Problem description: Take the material below and retype it in full; pictures are left out.
▶
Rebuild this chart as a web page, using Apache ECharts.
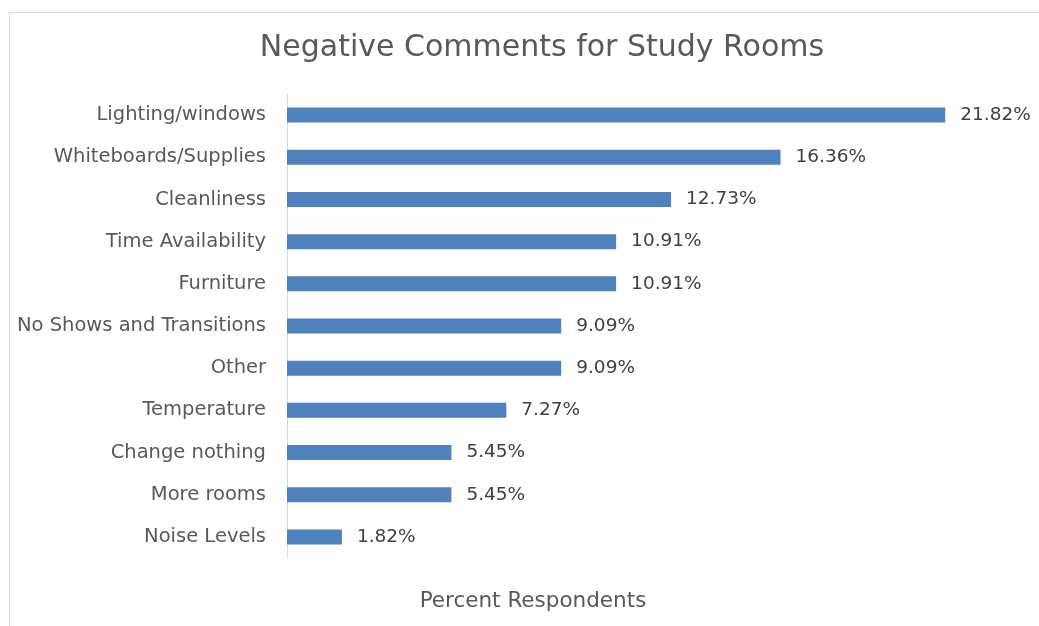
<!DOCTYPE html>
<html><head><meta charset="utf-8">
<script src="https://cdn.jsdelivr.net/npm/echarts@6/dist/echarts.min.js"></script>
<style>html,body{margin:0;padding:0;background:#fff}#c{width:1039px;height:626px}</style>
</head><body><div id="c"></div>
<script>
const categories = ["Lighting/windows","Whiteboards/Supplies","Cleanliness","Time Availability","Furniture","No Shows and Transitions","Other","Temperature","Change nothing","More rooms","Noise Levels"];
const values = [21.82,16.36,12.73,10.91,10.91,9.09,9.09,7.27,5.45,5.45,1.82];
const titleText = "Negative Comments for Study Rooms";
const axisTitle = "Percent Respondents";

const chart = echarts.init(document.getElementById('c'), null, {renderer:'canvas'});
const font = '"DejaVu Sans", sans-serif';
chart.setOption({
  animation:false,
  backgroundColor:'#fff',
  title:{text:titleText,left:537,textAlign:'center',top:28,textStyle:{fontFamily:font,fontSize:30,fontWeight:'normal',color:'#595959'}},
  grid:{left:287,right:28,top:94,bottom:68,containLabel:false},
  xAxis:{type:'value',min:0,max:24,show:false},
  yAxis:{type:'category',data:categories,inverse:true,
    axisLine:{show:true,lineStyle:{color:'#d9d9d9',width:1}},
    axisTick:{show:false},
    axisLabel:{margin:21,fontFamily:font,fontSize:19.5,color:'#595959'}},
  series:[{type:'bar',data:values,barWidth:15,itemStyle:{color:'#4f81bd'},
    label:{show:true,position:'right',distance:15,fontFamily:font,fontSize:18.5,color:'#404040',
      formatter:p=>p.value.toFixed(2)+'%'}}],
  graphic:[
    {type:'rect',shape:{x:9.5,y:12.5,width:1100,height:700},style:{fill:'none',stroke:'#d9d9d9',lineWidth:1},silent:true,z:-1},
    {type:'text',x:533,y:601,style:{text:axisTitle,fontFamily:font,fontSize:21.5,fill:'#595959',align:'center',verticalAlign:'middle'}}
  ]
});
</script></body></html>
◀
Solved problem:
Rebuild this chart as a web page, using Apache ECharts.
<!DOCTYPE html>
<html><head><meta charset="utf-8">
<script src="https://cdn.jsdelivr.net/npm/echarts@6/dist/echarts.min.js"></script>
<style>html,body{margin:0;padding:0;background:#fff}#c{width:1039px;height:626px}</style>
</head><body><div id="c"></div>
<script>
const categories = ["Lighting/windows","Whiteboards/Supplies","Cleanliness","Time Availability","Furniture","No Shows and Transitions","Other","Temperature","Change nothing","More rooms","Noise Levels"];
const values = [21.82,16.36,12.73,10.91,10.91,9.09,9.09,7.27,5.45,5.45,1.82];
const titleText = "Negative Comments for Study Rooms";
const axisTitle = "Percent Respondents";

const chart = echarts.init(document.getElementById('c'), null, {renderer:'canvas'});
const font = '"DejaVu Sans", sans-serif';
chart.setOption({
  animation:false,
  backgroundColor:'#fff',
  title:{text:titleText,left:537,textAlign:'center',top:28,textStyle:{fontFamily:font,fontSize:30,fontWeight:'normal',color:'#595959'}},
  grid:{left:287,right:28,top:94,bottom:68,containLabel:false},
  xAxis:{type:'value',min:0,max:24,show:false},
  yAxis:{type:'category',data:categories,inverse:true,
    axisLine:{show:true,lineStyle:{color:'#d9d9d9',width:1}},
    axisTick:{show:false},
    axisLabel:{margin:21,fontFamily:font,fontSize:19.5,color:'#595959'}},
  series:[{type:'bar',data:values,barWidth:15,itemStyle:{color:'#4f81bd'},
    label:{show:true,position:'right',distance:15,fontFamily:font,fontSize:18.5,color:'#404040',
      formatter:p=>p.value.toFixed(2)+'%'}}],
  graphic:[
    {type:'rect',shape:{x:9.5,y:12.5,width:1100,height:700},style:{fill:'none',stroke:'#d9d9d9',lineWidth:1},silent:true,z:-1},
    {type:'text',x:533,y:601,style:{text:axisTitle,fontFamily:font,fontSize:21.5,fill:'#595959',align:'center',verticalAlign:'middle'}}
  ]
});
</script></body></html>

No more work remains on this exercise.